Catharine Schutzius said she joined Third Act Illinois, a nonprofit for elderly peoples for climate change action, after overhearing her son question whether he should have kids given the environmental decline of the planet.
“I just felt like something has to improve,” Schutzius said. “It isn’t right that they should struggle.”
This concern is what brought seven environmental groups together and around 30 attendees for “Combating Climate Change 101,” a panel hosted by the League of Women Voters of Evanston at the Evanston Public Library.
The Monday night event was designed to educate Evanston and Skokie residents on making sustainable differences in the community. It also served as a means for collaboration between various environmental groups, which included Climate Action Evanston, Beyond Waste, Natural Habitat Evanston, Go Green Skokie, Evanston Grows, Third Act Illinois and Climate Change Coaches.
The panel, made up of representatives from each organization, acknowledged that the city has a long history of climate action and many opportunities for sustainability initiatives. Joel Freeman, a representative for Climate Action Coaches, said the Green Building Ordinance, the Stretch Energy Code and the recently-passed Healthy Buildings Ordinance are proof of Evanston’s progress with sustainability policies.
Climate Action Evanston Executive Director Jack Jordan said Evanston bears responsibility for the “heavy work” to offset other communities’ lack of progress.
“It’s really our job for the other communities that don’t have city staff, that don’t have resident groups, that don’t have not just one, but two, but three climate action plans we’ve had in our history, to do the hard stuff,” Jordan said.
Jordan emphasized that residents can utilize their social infrastructure for climate action in communities.
To do so, Jordan advised residents to assess their skills and the community spaces they inhabit. He said residents can then use this to leverage how they might take collective action on climate.

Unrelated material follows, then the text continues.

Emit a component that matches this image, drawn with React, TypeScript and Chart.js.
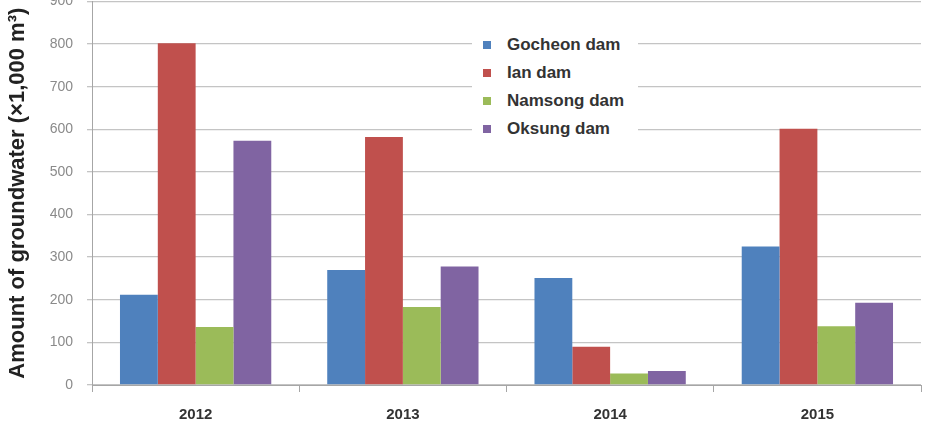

“Evaluate your place in the world,” he said. “That is where we really have power, and that is what we are trying to lean into.”
The current political climate underscored the hour-and-a-half event. Evanston Grows Board President Jean Fies said the nonprofit relies heavily on federal grants for funding, which she said are “not plentiful” at the moment.
Fies then asked audience members for help with fundraising efforts in the wake of this freeze.
Despite this setback, League of Women Voters Chair Paula Scholl stressed the urgency of making progress at the municipal and state levels over the next four years.
Third Act Illinois representative Kathy Tate-Bradish said this progress can be seen through the nonprofit’s efforts to lobby for a pension divestment bill that would require five major public pensions to divest from fossil fuel investments.
“If we don’t stop investing in dirty energy, we will never get rid of it,” Tate-Bradish said.
The event ended with small group discussions in which environmental organizations discussed ways in which residents can volunteer and reduce their carbon footprint from home.
Skokie resident Catharine White said she appreciated collective action at the local level, but acknowledged the conversations are getting repetitive.
“We keep going through the same information again and again,” White said. “We’re exhausted.”